Şimdi o kesimin bütün amacı, ilk üç olası adayı birbirine düşürüp mamadan lokma kapmak!

Ve bu tabloya eklenmesi gereken çok önemli bir husus daha var.

Bu yıpratma kampanyasına CHP içinden birilerinin de çanak tutuyor olması.

Acaba yanlış mı anlıyorum, sizin niyetiniz gelecek cumhurbaşkanlığı seçimini bir kez daha Recep Tayyip’e ya da AKP’nin adayına armağan etmek mi?

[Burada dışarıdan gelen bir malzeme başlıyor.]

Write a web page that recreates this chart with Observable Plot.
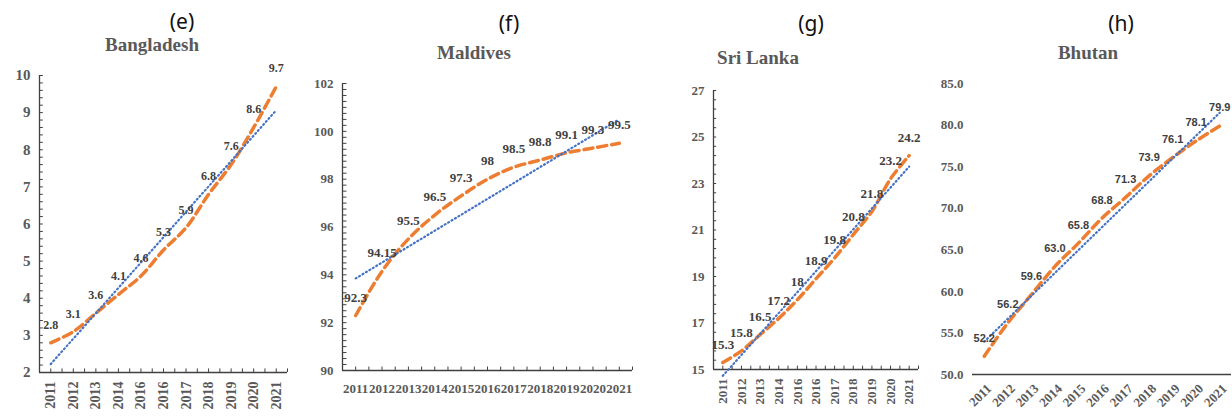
<!DOCTYPE html>
<html>
<head>
<meta charset="utf-8">
<script src="https://cdn.jsdelivr.net/npm/d3@7"></script>
<script src="https://cdn.jsdelivr.net/npm/@observablehq/plot@0.6"></script>
<style>
  html, body { margin: 0; padding: 0; background: #fff; }
  #root { position: relative; width: 1232px; height: 417px; overflow: hidden; background: #fff; }
  .panel { position: absolute; top: 0; }
  .lbl { position: absolute; transform: translate(-50%, -50%); white-space: nowrap; line-height: 1; }
  .letter { font-family: "Noto Sans", "Open Sans", sans-serif; font-size: 21px; color: #111; }
  .country { font-family: "Liberation Serif", "DejaVu Serif", serif; font-weight: bold; font-size: 19px; color: #595959; }
</style>
</head>
<body>
<div id="root"></div>
<script>
// ---- data ----
const yearsBangladesh = ["2011","2012","2013","2014","2016","2016","2017","2018","2019","2020","2021"];
const valuesBangladesh = [2.8, 3.1, 3.6, 4.1, 4.6, 5.3, 5.9, 6.8, 7.6, 8.6, 9.7];

const yearsMaldives = ["2011","2012","2013","2014","2015","2016","2017","2018","2019","2020","2021"];
const valuesMaldives = [92.3, 94.15, 95.5, 96.5, 97.3, 98, 98.5, 98.8, 99.1, 99.3, 99.5];

const yearsSriLanka = ["2011","2012","2013","2014","2016","2016","2017","2018","2019","2020","2021"];
const valuesSriLanka = [15.3, 15.8, 16.5, 17.2, 18, 18.9, 19.8, 20.8, 21.8, 23.2, 24.2];

const yearsBhutan = ["2011","2012","2013","2014","2015","2016","2017","2018","2019","2020","2021"];
const valuesBhutan = [52.2, 56.2, 59.6, 63.0, 65.8, 68.8, 71.3, 73.9, 76.1, 78.1, 79.9];

const ticksBangladesh = [2, 3, 4, 5, 6, 7, 8, 9, 10];
const ticksMaldives = [90, 92, 94, 96, 98, 100, 102];
const ticksSriLanka = [15, 17, 19, 21, 23, 25, 27];
const ticksBhutan = [50, 55, 60, 65, 70, 75, 80, 85];

const ORANGE = "#ED7D31";
const BLUE = "#4472C4";
const SERIF = "Liberation Serif, DejaVu Serif, serif";
const SANS = "Liberation Sans, Arial, sans-serif";

const panels = [
  {left: 0, width: 300, mL: 39, mR: 13, mT: 75, mB: 45, years: yearsBangladesh, values: valuesBangladesh,
   ticks: ticksBangladesh, minorStep: 0.2, yFmt: d => String(d), yFont: 15, xMode: "v", xFont: 14,
   dFont: 12, dFamily: SERIF, dFmt: d => String(d), axisLeft: true,
   letter: "(e)", lx: 182, ly: 21, name: "Bangladesh", nx: 152, ny: 44},
  {left: 300, width: 340, mL: 42, mR: 8, mT: 83, mB: 47, years: yearsMaldives, values: valuesMaldives,
   ticks: ticksMaldives, minorStep: 0.25, yFmt: d => String(d), yFont: 13, xMode: "h", xFont: 13,
   dFont: 13, dFamily: SERIF, dFmt: d => String(d), axisLeft: true,
   letter: "(f)", lx: 509, ly: 23, name: "Maldives", nx: 474, ny: 52},
  {left: 640, width: 290, mL: 73, mR: 12, mT: 90, mB: 48, years: yearsSriLanka, values: valuesSriLanka,
   ticks: ticksSriLanka, minorStep: 0.4, yFmt: d => String(d), yFont: 13, xMode: "v", xFont: 13,
   dFont: 13, dFamily: SERIF, dFmt: d => String(d), axisLeft: true,
   letter: "(g)", lx: 811, ly: 23, name: "Sri Lanka", nx: 758, ny: 57},
  {left: 930, width: 302, mL: 42, mR: 1, mT: 83, mB: 43, years: yearsBhutan, values: valuesBhutan,
   ticks: ticksBhutan, minorStep: null, yFmt: d3.format(".1f"), yFont: 13, xMode: "d", xFont: 13,
   dFont: 11, dFamily: SANS, dFmt: d3.format(".1f"), axisLeft: false,
   letter: "(h)", lx: 1121, ly: 23, name: "Bhutan", nx: 1088, ny: 52}
];

const root = document.getElementById("root");

for (const p of panels) {
  const yMin = p.ticks[0], yMax = p.ticks[p.ticks.length - 1];
  const marks = [];

  // axis lines
  marks.push(Plot.ruleY([yMin], {stroke: "#404040", strokeWidth: 1.3}));
  if (p.axisLeft) {
    marks.push(Plot.ruleX([-0.5], {stroke: "#404040", strokeWidth: 1.3}));
    // minor inward ticks on y axis
    const minor = d3.range(yMin, yMax + 1e-9, p.minorStep);
    marks.push(Plot.ruleY(minor, {y: d => d, x1: -0.5, x2: -0.5 + 0.17, stroke: "#404040", strokeWidth: 1}));
    // small inward ticks on x axis (half-category spacing)
    const xt = d3.range(0, p.years.length * 2 + 1).map(k => -0.5 + k / 2);
    marks.push(Plot.ruleX(xt, {x: d => d, y1: yMin, y2: yMin + (yMax - yMin) * 0.012, stroke: "#404040", strokeWidth: 1}));
  }

  // y tick labels
  marks.push(Plot.text(p.ticks, {y: d => d, text: p.yFmt, frameAnchor: "left", dx: -9, textAnchor: "end",
    fontSize: p.yFont, fontWeight: "bold", fontFamily: SERIF, fill: "#595959"}));

  // x tick labels
  if (p.xMode === "v") {
    marks.push(Plot.text(p.years, {x: (d, i) => i, text: d => d, frameAnchor: "bottom", dy: 9, rotate: -90,
      textAnchor: "end", lineAnchor: "middle", fontSize: p.xFont, fontWeight: "bold", fontFamily: SERIF, fill: "#595959"}));
  } else if (p.xMode === "h") {
    marks.push(Plot.text(p.years, {x: (d, i) => i, text: d => d, frameAnchor: "bottom", dy: 18,
      lineAnchor: "middle", fontSize: p.xFont, fontWeight: "bold", fontFamily: SERIF, fill: "#595959"}));
  } else {
    marks.push(Plot.text(p.years, {x: (d, i) => i, text: d => d, frameAnchor: "bottom", dy: 12, dx: 5, rotate: -45,
      textAnchor: "end", lineAnchor: "middle", fontSize: p.xFont, fontWeight: "bold", fontFamily: SERIF, fill: "#595959"}));
  }

  // data line (smoothed, dashed orange)
  marks.push(Plot.line(p.values, {x: (d, i) => i, y: d => d, curve: "catmull-rom", stroke: ORANGE,
    strokeWidth: 3.5, strokeDasharray: "9,5"}));
  // linear trend (dotted blue)
  marks.push(Plot.linearRegressionY(p.values, {x: (d, i) => i, y: d => d, ci: 0, stroke: BLUE,
    strokeWidth: 2.2, strokeDasharray: "1,3", strokeLinecap: "round"}));
  // data labels
  marks.push(Plot.text(p.values, {x: (d, i) => i, y: d => d, text: p.dFmt, dy: -18,
    fontSize: p.dFont, fontWeight: "bold", fontFamily: p.dFamily, fill: "#404040"}));

  const svg = Plot.plot({
    width: p.width,
    height: 417,
    marginLeft: p.mL, marginRight: p.mR, marginTop: p.mT, marginBottom: p.mB,
    x: {domain: [-0.5, p.years.length - 0.5], axis: null},
    y: {domain: [yMin, yMax], axis: null},
    style: {background: "transparent", overflow: "visible"},
    marks
  });
  const wrap = document.createElement("div");
  wrap.className = "panel";
  wrap.style.left = p.left + "px";
  wrap.appendChild(svg);
  root.appendChild(wrap);

  const l = document.createElement("div");
  l.className = "lbl letter";
  l.style.left = p.lx + "px"; l.style.top = p.ly + "px";
  l.textContent = p.letter;
  root.appendChild(l);
  const n = document.createElement("div");
  n.className = "lbl country";
  n.style.left = p.nx + "px"; n.style.top = p.ny + "px";
  n.textContent = p.name;
  root.appendChild(n);
}
</script>
</body>
</html>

Öyle kinayeli laflar, sokuşturmalar, hatta isim vermeden bile olsa iktidar medyasına kendi arkadaşları konusunda (ismini gizleyerek) kışkırtıcı demeçler vermeler neyin nesi oluyor yani?

★★★

Bu gibi anlamsız tartışmalara girmek ayıptır, yazıktır...

Neyin peşinde bunlar?

CHP’nin içini karıştırmak için tarafları kışkırtma peşinde olan iktidar medyasını ve AKP kesimini anlıyorum da bazı CHP’lilerin böylesine açık bir tuzağa nasıl düştüğünü anlamak mümkün değil.

Bir yanda 31 Mart seçimlerinde hezimete uğrayan ve onun acısını içinden atamayan bir iktidar, öbür tarafta ise durup dururken kendi aralarında mücadeleye şimdiden giren CHP’liler...

Kime hizmet ediyorlar?

Dikkat etsinler, kendilerine oy veren milyonlarca insanımıza saygısızlık etmesinler.